Remittitur in Diversity Action is Governed by State Law — Expert with Training but No Practical Experience Still Qualified to Opine

From Mississippi Phosphates Corp. v. Analytic Stress Relieving, Inc., 402 Fed. Appx. 866 (5th Cir. 2010):

A. Remittitur ***

We review a denial of new trial or remittitur for abuse of discretion. Foradori v. Harris, 523 F.3d 477, 497-98 (2008). In Gasperini v. Center for Humanities, Inc., 518 U.S. 415, 116 S. Ct. 2211, 135 L. Ed. 2d 659 (1996), the Supreme Court held that "in an action based on state law but tried in federal court by reason of diversity of citizenship, a district court must apply a new trial or remittitur standard according to the state's law controlling jury awards for excessiveness or inadequacy, and appellate control of the district court's ruling is limited to review for 'abuse of discretion.'" Foradori, 523 F.3d at 497-98 (citations omitted); see also Gasperini, 518 U.S. at 419, 438-39 (citations omitted). In accordance with Gasperini and our precedent in Foradori, "we must review the district court's decision applying the . . . Mississippi new trial/remittitur standard to the evidence in this case to determine whether the district court abused its discretion." Foradori, 523 F.3d at 498. Because "trial judges have the unique opportunity to consider the evidence in the living courtroom context, . . . while appellate judges see only the cold paper record . . . [, w]e must give the benefit of every doubt to the judgment of the trial judge." Gasperini, 518 U.S. at 438-39 (internal quotations and citations omitted); Foradori, 523 F.3d at 498 (internal quotations and citations omitted). "'When the trial judge has refused to disturb a jury verdict, all the factors that govern our review of his decision favor affirmance.'" Foradori, 523 F.3d at 504 (quoting Shows v. Jamison Bedding, Inc., 671 F.2d 927, 930 (5th Cir. 1982)). ***

A remittitur is an "order awarding a new trial, or a damages amount lower than that awarded between those alternatives . . . ." Black's Law Dictionary 1321 (Bryan A. Garner, 8th ed. 1999).
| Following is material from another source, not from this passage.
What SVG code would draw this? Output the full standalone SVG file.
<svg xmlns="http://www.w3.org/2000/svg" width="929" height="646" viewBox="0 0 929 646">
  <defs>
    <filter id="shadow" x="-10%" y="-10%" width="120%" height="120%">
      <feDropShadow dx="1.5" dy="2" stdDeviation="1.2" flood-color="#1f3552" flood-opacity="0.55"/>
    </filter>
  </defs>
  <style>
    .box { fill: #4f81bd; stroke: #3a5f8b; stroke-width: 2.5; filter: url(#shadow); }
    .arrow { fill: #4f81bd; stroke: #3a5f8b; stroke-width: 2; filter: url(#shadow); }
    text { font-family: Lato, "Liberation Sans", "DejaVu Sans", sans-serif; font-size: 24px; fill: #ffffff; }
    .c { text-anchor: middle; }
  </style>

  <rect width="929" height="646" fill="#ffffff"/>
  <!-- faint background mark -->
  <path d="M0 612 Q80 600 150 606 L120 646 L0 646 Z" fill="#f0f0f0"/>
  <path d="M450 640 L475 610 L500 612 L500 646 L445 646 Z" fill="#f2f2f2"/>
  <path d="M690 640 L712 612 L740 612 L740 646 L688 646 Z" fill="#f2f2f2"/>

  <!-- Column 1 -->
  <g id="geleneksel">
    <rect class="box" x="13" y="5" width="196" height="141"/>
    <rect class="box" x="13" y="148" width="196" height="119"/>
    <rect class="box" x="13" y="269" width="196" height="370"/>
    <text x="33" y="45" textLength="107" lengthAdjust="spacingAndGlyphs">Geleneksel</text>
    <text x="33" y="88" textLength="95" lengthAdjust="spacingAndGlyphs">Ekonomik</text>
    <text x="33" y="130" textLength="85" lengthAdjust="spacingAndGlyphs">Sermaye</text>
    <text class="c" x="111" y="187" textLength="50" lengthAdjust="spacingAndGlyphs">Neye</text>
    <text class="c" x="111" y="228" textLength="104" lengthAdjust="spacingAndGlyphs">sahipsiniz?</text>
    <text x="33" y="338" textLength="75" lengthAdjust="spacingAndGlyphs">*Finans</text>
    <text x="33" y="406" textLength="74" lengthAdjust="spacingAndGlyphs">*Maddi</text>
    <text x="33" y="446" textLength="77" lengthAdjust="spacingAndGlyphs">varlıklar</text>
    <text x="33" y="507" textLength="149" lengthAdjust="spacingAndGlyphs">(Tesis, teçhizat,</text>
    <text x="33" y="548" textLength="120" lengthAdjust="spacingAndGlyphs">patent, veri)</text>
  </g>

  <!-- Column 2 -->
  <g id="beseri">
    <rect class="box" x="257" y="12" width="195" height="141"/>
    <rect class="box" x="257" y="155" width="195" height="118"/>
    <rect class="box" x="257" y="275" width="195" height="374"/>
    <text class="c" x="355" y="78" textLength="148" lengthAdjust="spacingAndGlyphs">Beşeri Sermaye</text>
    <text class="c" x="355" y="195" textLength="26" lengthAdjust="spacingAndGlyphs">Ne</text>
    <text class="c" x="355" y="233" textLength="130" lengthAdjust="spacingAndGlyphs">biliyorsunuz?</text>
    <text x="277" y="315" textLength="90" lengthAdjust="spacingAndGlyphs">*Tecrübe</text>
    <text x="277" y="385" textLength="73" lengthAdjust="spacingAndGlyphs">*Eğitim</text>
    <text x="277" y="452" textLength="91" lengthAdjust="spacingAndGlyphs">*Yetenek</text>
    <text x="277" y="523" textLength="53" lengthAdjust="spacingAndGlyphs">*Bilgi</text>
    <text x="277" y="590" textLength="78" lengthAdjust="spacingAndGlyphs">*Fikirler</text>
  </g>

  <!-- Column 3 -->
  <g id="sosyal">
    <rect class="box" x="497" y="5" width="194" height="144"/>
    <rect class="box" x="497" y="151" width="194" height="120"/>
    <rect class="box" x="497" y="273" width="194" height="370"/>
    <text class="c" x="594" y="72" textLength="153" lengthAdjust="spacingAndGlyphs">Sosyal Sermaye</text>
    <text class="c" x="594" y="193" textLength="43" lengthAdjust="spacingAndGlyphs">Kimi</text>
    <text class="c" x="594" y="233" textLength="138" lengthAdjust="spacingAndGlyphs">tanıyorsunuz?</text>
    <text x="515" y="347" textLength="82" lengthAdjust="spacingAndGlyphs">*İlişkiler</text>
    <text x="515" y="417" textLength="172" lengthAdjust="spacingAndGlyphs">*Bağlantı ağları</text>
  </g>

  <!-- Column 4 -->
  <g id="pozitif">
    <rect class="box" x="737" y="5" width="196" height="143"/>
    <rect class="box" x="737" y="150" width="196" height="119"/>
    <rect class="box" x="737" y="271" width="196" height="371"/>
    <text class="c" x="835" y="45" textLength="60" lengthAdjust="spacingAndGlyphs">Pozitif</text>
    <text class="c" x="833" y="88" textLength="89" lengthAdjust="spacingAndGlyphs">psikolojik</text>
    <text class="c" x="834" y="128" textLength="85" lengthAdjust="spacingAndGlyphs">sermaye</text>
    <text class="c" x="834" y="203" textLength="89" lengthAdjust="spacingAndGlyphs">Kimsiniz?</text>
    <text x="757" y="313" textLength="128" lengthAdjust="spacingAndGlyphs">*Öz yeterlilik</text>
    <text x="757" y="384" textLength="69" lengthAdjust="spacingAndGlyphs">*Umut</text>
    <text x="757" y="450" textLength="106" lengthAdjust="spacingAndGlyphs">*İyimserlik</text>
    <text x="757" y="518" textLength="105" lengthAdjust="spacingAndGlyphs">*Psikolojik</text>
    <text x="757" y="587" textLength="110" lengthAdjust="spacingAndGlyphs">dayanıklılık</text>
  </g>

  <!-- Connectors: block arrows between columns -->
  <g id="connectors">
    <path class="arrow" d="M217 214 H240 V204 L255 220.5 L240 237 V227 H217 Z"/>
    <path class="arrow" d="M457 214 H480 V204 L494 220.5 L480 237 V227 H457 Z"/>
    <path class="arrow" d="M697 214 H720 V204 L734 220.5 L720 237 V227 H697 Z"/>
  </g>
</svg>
Thus, before a court may order a remittitur, "it must first determine that new trial is warranted." Foradori, 523 F.3d at 503. "Except in those cases in which it is apparent as a matter of law that certain identifiable sums included in the verdict should not have been there, the court may not reduce the amount of damages without giving the plaintiff the choice of a new trial, for to do so would deprive the parties of their constitutional right to a jury." Id. (citations omitted). ***

B. Expert Testimony ***

Rule 702 provides that a district court may allow an expert witness to testify if he has the requisite "knowledge, skill, experience, training or education." Fed. R. Evid. 702 (emphasis added). A witness can therefore be qualified as an expert "even though he lacks practical experience, provided that he has received suitable training or education or has otherwise gained the requisite knowledge or skill." Lavespere v. Niagara Mach. & Tool Works, Inc., 910 F.2d 167, 176-77 (5th Cir. 19__), abrogated on other grounds by Little v. Liquid Air Corp., 37 F.3d 1069 (5th Cir. 1994).

Though the district court recognized that Dr. Clarke had limited "practical, hands-on experience" with post-weld heat treatment, the district court nonetheless found him qualified on the basis of his education and his experience as a full-time practicing consulting engineer: an undergraduate, graduate, and doctorate degree in various areas of metallurgy and metallurgical engineering; four undergraduate courses that covered topics in heat treatment and two graduate courses that related specifically to heat treatment of metals; a course "which would get deeply into heat treatment" given that "heat treatment is a broad subject, for which post-weld is one portion"; and past consulting projects involving welding and high-temperature, thermal movement. We find no manifest error here in the district court's decision not to exclude Dr. Clarke's testimony on post-weld heat treatment and the industry standard of care, and thus affirm his decision to deny Analytic Stress's Renewed Motion for Judgment as a Matter of Law.